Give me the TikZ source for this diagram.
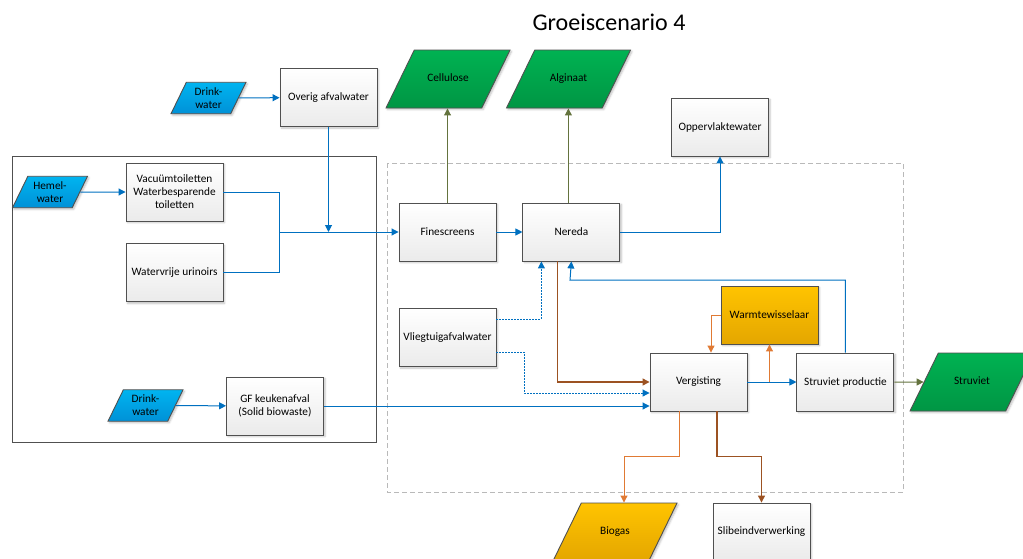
\documentclass[tikz,border=0pt]{standalone}
\usepackage{fontspec}
\setmainfont{Carlito}
\usetikzlibrary{shapes.geometric, positioning, calc, arrows.meta, shadows.blur}

\definecolor{lineblue}{RGB}{0,112,192}
\definecolor{skytop}{RGB}{0,180,240}
\definecolor{skybot}{RGB}{0,145,215}
\definecolor{leaftop}{RGB}{0,178,82}
\definecolor{leafbot}{RGB}{0,150,68}
\definecolor{goldtop}{RGB}{255,196,0}
\definecolor{goldbot}{RGB}{228,166,0}
\definecolor{moss}{RGB}{100,115,62}
\definecolor{rust}{RGB}{156,82,34}
\definecolor{ember}{RGB}{224,122,52}
\definecolor{frame}{RGB}{80,80,80}

\begin{document}
\begin{tikzpicture}[
        x=1pt, y=-1pt,
        every node/.style={font=\fontsize{11.3}{13}\selectfont, align=center},
        box/.style={draw=frame, line width=0.9pt, top color=white, bottom color=gray!16, minimum width=97pt, minimum height=58pt, inner sep=2pt, blur shadow={shadow xshift=1.5pt, shadow yshift=-1.5pt, shadow blur steps=4, shadow opacity=25}},
        para/.style={trapezium, trapezium left angle=64, trapezium right angle=116, trapezium stretches body=true, draw=frame, line width=0.9pt, inner xsep=1pt, blur shadow={shadow xshift=1.5pt, shadow yshift=-1.5pt, shadow blur steps=4, shadow opacity=25}},
        source/.style={para, minimum width=75pt, inner ysep=5.25pt, top color=skytop, bottom color=skybot},
        product/.style={para, minimum width=124pt, text height=8pt, text depth=2.5pt, inner ysep=23.75pt, top color=leaftop, bottom color=leafbot},
        energy/.style={top color=goldtop, bottom color=goldbot},
        tip/.style={-{Triangle[length=7pt,width=7pt]}},
        pipe/.style={draw=lineblue, line width=1pt},
        flow/.style={pipe, tip},
        leak/.style={flow, dash pattern=on 1.6pt off 1.4pt},
        yield/.style={tip, draw=moss, line width=1pt},
        sludge/.style={tip, draw=rust, line width=1.2pt},
        heat/.style={tip, draw=ember, line width=1pt},
        ]
      \useasboundingbox (0,0) rectangle (1023,558);

      % zones
      \draw[frame, line width=1pt] (12,156) rectangle (376,442);
      \draw[gray!55, line width=0.9pt, dash pattern=on 5pt off 3pt] (387,163) rectangle (903,492);

      \node[font=\fontsize{24}{28}\selectfont] (title) at (609,22) {Groeiscenario 4};

      % households
      \node[source] (drinkA) at (208.5,98) {Drink-\\water};
      \node[box] (overig) at (328.5,97.5) {Overig afvalwater};
      \node[source] (hemel) at (50,192) {Hemel-\\water};
      \node[box] (vacuum) at (174.5,192) {Vacuümtoiletten\\Waterbesparende\\toiletten};
      \node[box, below=22pt of vacuum] (urinoir) {Watervrije urinoirs};
      \node[source] (drinkB) at (145.5,405.5) {Drink-\\water};
      \node[box] (gf) at (275,406) {GF keukenafval\\(Solid biowaste)};

      % treatment
      \node[box] (fine) at (447.5,232) {Finescreens};
      \node[box, right=26pt of fine] (nereda) {Nereda};
      \node[box] (vlieg) at (447.5,337.5) {Vliegtuigafvalwater};
      \node[box] (verg) at (698.5,382) {Vergisting};
      \node[box, right=49pt of verg] (strprod) {Struviet productie};
      \node[box, energy] (warmte) at (769.5,315) {Warmtewisselaar};

      % outputs
      \node[product] (cellulose) at (448,79) {Cellulose};
      \node[product] (alginaat) at (568.5,79) {Alginaat};
      \node[box] (opper) at (720,127) {Oppervlaktewater};
      \node[product] (struviet) at (972,382) {Struviet};
      \node[product, energy] (biogas) at (615,532) {Biogas};
      \node[box] (slib) at (761.5,532) {Slibeindverwerking};

      \coordinate (join) at (279,232);
      \coordinate (back) at (570,280);

      \draw[flow] (drinkA) -- (overig);
      \draw[flow] (hemel) -- (vacuum);
      \draw[flow] (drinkB) -- (gf);
      \draw[pipe] (vacuum.east) -| (join);
      \draw[pipe] (urinoir.east) -| (join);
      \draw[flow] (join) -- (fine.west);
      \draw[flow] (overig.south) -- (overig.south |- fine.west);
      \draw[flow] (fine) -- (nereda);
      \draw[yield] (fine.north) -- (fine.north |- cellulose.south);
      \draw[yield] ($(nereda.north)+(-3,0)$) -- ($(nereda.north |- alginaat.south)+(-3,0)$);
      \draw[flow] (nereda.east) -| (opper.south);
      \draw[flow] (strprod.north) |- (back) -- (nereda.south);
      \draw[leak] ($(vlieg.east)+(0,-18.5)$) -| ($(nereda.south)+(-30,0)$);
      \draw[leak] ($(vlieg.east)+(0,14.5)$) -- ++(28,0) |- ($(verg.west)+(0,11)$);
      \draw[sludge] ($(nereda.south)+(-14,0)$) |- (verg.west);
      \draw[flow] (gf.east) -- (gf.east -| verg.west);
      \draw[flow] (verg) -- (strprod);
      \draw[heat] (warmte.west) -| ($(verg.north)+(12.5,0)$);
      \draw[heat] (warmte.south |- verg.east) -- (warmte.south);
      \draw[yield] (strprod) -- (struviet);
      \draw[heat] ($(verg.south)+(-19.5,0)$) -- ++(0,45) -| ($(biogas.north)+(9,0)$);
      \draw[sludge] ($(verg.south)+(18.5,0)$) -- ++(0,45) -| (slib.north);
    \end{tikzpicture}
\end{document}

WRITTEN EXERCISE
Set the pictures aside and transcribe the data above exactly.

RESPONSE
Give me the TikZ source for this diagram.
\documentclass[tikz,border=0pt]{standalone}
\usepackage{fontspec}
\setmainfont{Carlito}
\usetikzlibrary{shapes.geometric, positioning, calc, arrows.meta, shadows.blur}

\definecolor{lineblue}{RGB}{0,112,192}
\definecolor{skytop}{RGB}{0,180,240}
\definecolor{skybot}{RGB}{0,145,215}
\definecolor{leaftop}{RGB}{0,178,82}
\definecolor{leafbot}{RGB}{0,150,68}
\definecolor{goldtop}{RGB}{255,196,0}
\definecolor{goldbot}{RGB}{228,166,0}
\definecolor{moss}{RGB}{100,115,62}
\definecolor{rust}{RGB}{156,82,34}
\definecolor{ember}{RGB}{224,122,52}
\definecolor{frame}{RGB}{80,80,80}

\begin{document}
\begin{tikzpicture}[
        x=1pt, y=-1pt,
        every node/.style={font=\fontsize{11.3}{13}\selectfont, align=center},
        box/.style={draw=frame, line width=0.9pt, top color=white, bottom color=gray!16, minimum width=97pt, minimum height=58pt, inner sep=2pt, blur shadow={shadow xshift=1.5pt, shadow yshift=-1.5pt, shadow blur steps=4, shadow opacity=25}},
        para/.style={trapezium, trapezium left angle=64, trapezium right angle=116, trapezium stretches body=true, draw=frame, line width=0.9pt, inner xsep=1pt, blur shadow={shadow xshift=1.5pt, shadow yshift=-1.5pt, shadow blur steps=4, shadow opacity=25}},
        source/.style={para, minimum width=75pt, inner ysep=5.25pt, top color=skytop, bottom color=skybot},
        product/.style={para, minimum width=124pt, text height=8pt, text depth=2.5pt, inner ysep=23.75pt, top color=leaftop, bottom color=leafbot},
        energy/.style={top color=goldtop, bottom color=goldbot},
        tip/.style={-{Triangle[length=7pt,width=7pt]}},
        pipe/.style={draw=lineblue, line width=1pt},
        flow/.style={pipe, tip},
        leak/.style={flow, dash pattern=on 1.6pt off 1.4pt},
        yield/.style={tip, draw=moss, line width=1pt},
        sludge/.style={tip, draw=rust, line width=1.2pt},
        heat/.style={tip, draw=ember, line width=1pt},
        ]
      \useasboundingbox (0,0) rectangle (1023,558);

      % zones
      \draw[frame, line width=1pt] (12,156) rectangle (376,442);
      \draw[gray!55, line width=0.9pt, dash pattern=on 5pt off 3pt] (387,163) rectangle (903,492);

      \node[font=\fontsize{24}{28}\selectfont] (title) at (609,22) {Groeiscenario 4};

      % households
      \node[source] (drinkA) at (208.5,98) {Drink-\\water};
      \node[box] (overig) at (328.5,97.5) {Overig afvalwater};
      \node[source] (hemel) at (50,192) {Hemel-\\water};
      \node[box] (vacuum) at (174.5,192) {Vacuümtoiletten\\Waterbesparende\\toiletten};
      \node[box, below=22pt of vacuum] (urinoir) {Watervrije urinoirs};
      \node[source] (drinkB) at (145.5,405.5) {Drink-\\water};
      \node[box] (gf) at (275,406) {GF keukenafval\\(Solid biowaste)};

      % treatment
      \node[box] (fine) at (447.5,232) {Finescreens};
      \node[box, right=26pt of fine] (nereda) {Nereda};
      \node[box] (vlieg) at (447.5,337.5) {Vliegtuigafvalwater};
      \node[box] (verg) at (698.5,382) {Vergisting};
      \node[box, right=49pt of verg] (strprod) {Struviet productie};
      \node[box, energy] (warmte) at (769.5,315) {Warmtewisselaar};

      % outputs
      \node[product] (cellulose) at (448,79) {Cellulose};
      \node[product] (alginaat) at (568.5,79) {Alginaat};
      \node[box] (opper) at (720,127) {Oppervlaktewater};
      \node[product] (struviet) at (972,382) {Struviet};
      \node[product, energy] (biogas) at (615,532) {Biogas};
      \node[box] (slib) at (761.5,532) {Slibeindverwerking};

      \coordinate (join) at (279,232);
      \coordinate (back) at (570,280);

      \draw[flow] (drinkA) -- (overig);
      \draw[flow] (hemel) -- (vacuum);
      \draw[flow] (drinkB) -- (gf);
      \draw[pipe] (vacuum.east) -| (join);
      \draw[pipe] (urinoir.east) -| (join);
      \draw[flow] (join) -- (fine.west);
      \draw[flow] (overig.south) -- (overig.south |- fine.west);
      \draw[flow] (fine) -- (nereda);
      \draw[yield] (fine.north) -- (fine.north |- cellulose.south);
      \draw[yield] ($(nereda.north)+(-3,0)$) -- ($(nereda.north |- alginaat.south)+(-3,0)$);
      \draw[flow] (nereda.east) -| (opper.south);
      \draw[flow] (strprod.north) |- (back) -- (nereda.south);
      \draw[leak] ($(vlieg.east)+(0,-18.5)$) -| ($(nereda.south)+(-30,0)$);
      \draw[leak] ($(vlieg.east)+(0,14.5)$) -- ++(28,0) |- ($(verg.west)+(0,11)$);
      \draw[sludge] ($(nereda.south)+(-14,0)$) |- (verg.west);
      \draw[flow] (gf.east) -- (gf.east -| verg.west);
      \draw[flow] (verg) -- (strprod);
      \draw[heat] (warmte.west) -| ($(verg.north)+(12.5,0)$);
      \draw[heat] (warmte.south |- verg.east) -- (warmte.south);
      \draw[yield] (strprod) -- (struviet);
      \draw[heat] ($(verg.south)+(-19.5,0)$) -- ++(0,45) -| ($(biogas.north)+(9,0)$);
      \draw[sludge] ($(verg.south)+(18.5,0)$) -- ++(0,45) -| (slib.north);
    \end{tikzpicture}
\end{document}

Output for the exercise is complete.